USGS studies tsunamis in the AtlanticWeb posted Tuesday, June 16, 1998
at 2:37 PM ET
By Environmental News Network staff
We don't normally worry too much about tsunamis in the Atlantic, but as part of its mission to evaluate site hazards, the U.S. Geological Survey has completed some initial reports as part of an interagency effort to develop a manual on design and construction standards strong enough to guard against tsunami and flood wave damage in the Atlantic.
Tsunamis are mainly restricted to the Pacific basin, an area surrounded by volcanic island arcs, mountain chains and subduction zones, earning it the nickname the "ring of fire." It is the most geologically active area on the planet. In fact, tsunamis are so closely identified with Japan that scientists worldwide use the Japanese name. However, while the tsunami threat to the Atlantic and Gulf Coast states is small, it can't be ignored when hazards are being investigated for critical facilities such as nuclear power plants.
For instance, Puerto Rico and the Virgin Islands lie along the eastern boundary of the Caribbean tectonic plate and earthquakes along this subduction zone can generate local tsunamis.
The Virgin Islands were hit in 1867 and 1868 by tsunamis; the wall of water in 1867 that swept the harbors of St. Thomas and St. Croix was 20 feet high and moved inland a distance of 250 feet in St. Thomas.
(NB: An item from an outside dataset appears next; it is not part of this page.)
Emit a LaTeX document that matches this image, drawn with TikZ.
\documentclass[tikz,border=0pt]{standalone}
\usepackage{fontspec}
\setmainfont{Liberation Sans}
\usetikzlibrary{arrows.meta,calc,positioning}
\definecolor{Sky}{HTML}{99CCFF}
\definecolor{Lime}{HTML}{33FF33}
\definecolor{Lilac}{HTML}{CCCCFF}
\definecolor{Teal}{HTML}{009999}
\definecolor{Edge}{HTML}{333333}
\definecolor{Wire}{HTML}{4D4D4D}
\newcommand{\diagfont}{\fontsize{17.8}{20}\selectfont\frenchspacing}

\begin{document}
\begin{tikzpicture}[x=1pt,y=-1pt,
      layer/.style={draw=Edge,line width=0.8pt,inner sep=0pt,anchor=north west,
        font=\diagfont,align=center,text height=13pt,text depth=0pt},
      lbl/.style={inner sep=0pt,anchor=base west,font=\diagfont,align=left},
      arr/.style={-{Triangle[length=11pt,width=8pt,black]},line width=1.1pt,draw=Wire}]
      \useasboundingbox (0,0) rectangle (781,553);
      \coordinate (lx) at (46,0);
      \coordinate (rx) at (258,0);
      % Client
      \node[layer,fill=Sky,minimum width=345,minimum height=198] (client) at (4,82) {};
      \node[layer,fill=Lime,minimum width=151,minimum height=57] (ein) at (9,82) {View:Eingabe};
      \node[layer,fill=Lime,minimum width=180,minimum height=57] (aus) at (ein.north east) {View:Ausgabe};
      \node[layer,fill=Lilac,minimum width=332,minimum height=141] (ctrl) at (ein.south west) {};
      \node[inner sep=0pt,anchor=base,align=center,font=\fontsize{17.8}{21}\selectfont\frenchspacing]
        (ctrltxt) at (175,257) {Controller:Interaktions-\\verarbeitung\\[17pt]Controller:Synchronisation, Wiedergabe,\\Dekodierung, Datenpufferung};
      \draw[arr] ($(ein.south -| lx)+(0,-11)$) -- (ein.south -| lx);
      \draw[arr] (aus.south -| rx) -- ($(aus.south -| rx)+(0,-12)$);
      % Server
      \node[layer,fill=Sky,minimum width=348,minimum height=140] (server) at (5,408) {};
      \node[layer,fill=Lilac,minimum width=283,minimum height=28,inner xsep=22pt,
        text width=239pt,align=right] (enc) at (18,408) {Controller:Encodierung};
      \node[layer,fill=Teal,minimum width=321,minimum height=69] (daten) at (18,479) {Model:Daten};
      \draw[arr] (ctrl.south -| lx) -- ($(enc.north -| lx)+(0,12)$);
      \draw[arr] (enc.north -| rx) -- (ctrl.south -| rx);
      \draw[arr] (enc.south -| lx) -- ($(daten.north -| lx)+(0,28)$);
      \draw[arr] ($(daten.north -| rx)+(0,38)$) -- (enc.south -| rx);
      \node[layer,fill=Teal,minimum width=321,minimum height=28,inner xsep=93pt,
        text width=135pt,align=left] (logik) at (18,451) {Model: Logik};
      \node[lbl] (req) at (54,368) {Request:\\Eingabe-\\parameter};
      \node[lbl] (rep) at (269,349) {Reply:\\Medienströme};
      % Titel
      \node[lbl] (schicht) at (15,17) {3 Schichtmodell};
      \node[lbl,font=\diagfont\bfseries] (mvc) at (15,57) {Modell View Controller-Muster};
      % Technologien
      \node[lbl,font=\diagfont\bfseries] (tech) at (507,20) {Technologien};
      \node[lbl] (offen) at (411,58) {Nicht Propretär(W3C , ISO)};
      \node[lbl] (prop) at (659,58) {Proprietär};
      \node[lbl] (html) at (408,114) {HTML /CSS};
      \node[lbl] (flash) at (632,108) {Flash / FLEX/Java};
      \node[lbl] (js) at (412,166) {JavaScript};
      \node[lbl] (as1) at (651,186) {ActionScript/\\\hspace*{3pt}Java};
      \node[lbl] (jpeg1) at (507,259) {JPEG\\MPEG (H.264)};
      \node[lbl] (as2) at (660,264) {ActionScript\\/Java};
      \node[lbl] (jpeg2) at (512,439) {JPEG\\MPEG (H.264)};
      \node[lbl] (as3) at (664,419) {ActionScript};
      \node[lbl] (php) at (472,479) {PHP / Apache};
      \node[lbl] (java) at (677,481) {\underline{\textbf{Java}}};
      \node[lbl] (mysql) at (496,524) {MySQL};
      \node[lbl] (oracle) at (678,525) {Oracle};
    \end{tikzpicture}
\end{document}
This particular tsunami also affected southeastern Puerto Rico, where the tide was reported to have retreated from shore about 150 yards, and then moved returned and moved an equal distance inland.
In more recent times, an earthquake and resulting tsunami in November 1918 killed 116 people in Puerto Rico and produced damage reported in excess of $4 million.
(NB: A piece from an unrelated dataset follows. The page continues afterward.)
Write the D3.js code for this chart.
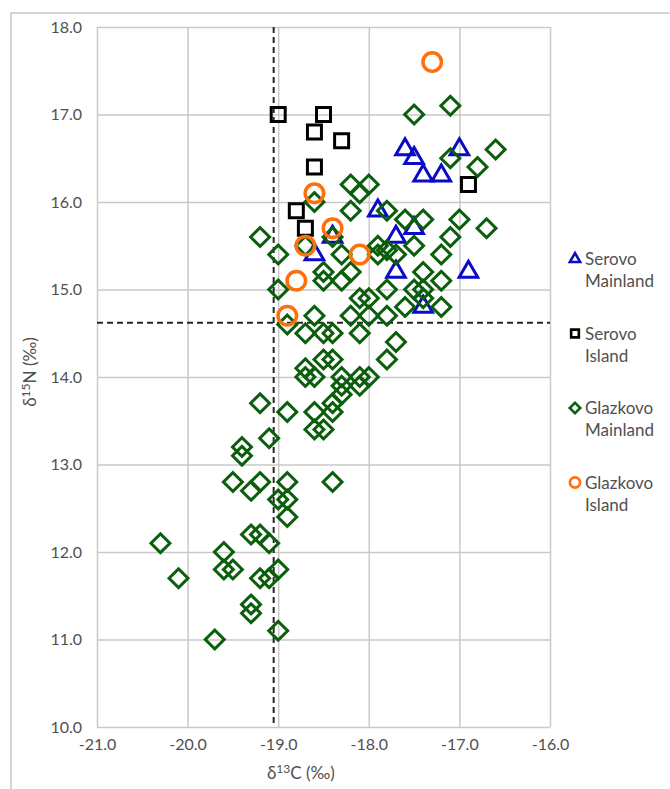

As part of the interagency team examining the cause of these events, USGS scientist William Dillon has concluded that they resulted from landslides that have been detected by satellite on the nearby sea floor.
"These disturbances can generate long-period waves that begin to pile up into a wall of water as they approach shallow water near shorelines. Our data indicate that the Puerto Rico tsunamis may have been caused by the landslides that appear on the nearby sea floor," said Dillon.
Tsunamis are more commonly known by the misnomer "tidal waves." They are not, however, related to tides, which are caused by gravitational forces from the moon and the sun. Scientists have known for many years that tsunamis are generated by disturbances of the sea floor from events such as underwater landslides, earthquakes and volcanic eruptions. The waves generated spread outward in all directions and travel across the oceans at speeds between 425 and 500 miles per hour.
The waves travel across the ocean with extremely long wavelengths (up to hundreds of miles between wave crests in the deep ocean). When these waves approach shore, the speed of the wave decreases as they begin to "feel" the bottom. It is at this time that the height of the wave drastically increases. As the waves strike shore they may inundate low-lying coastal areas resulting in mass destruction and loss of life.
Dillon concluded that the hazard in the Caribbean from distantly generated tsunamis is likely to be less than the hazard from locally generated tsunamis or hurricane surges. Dillon presented his evidence at the American Geophysical Union meeting last month in Boston.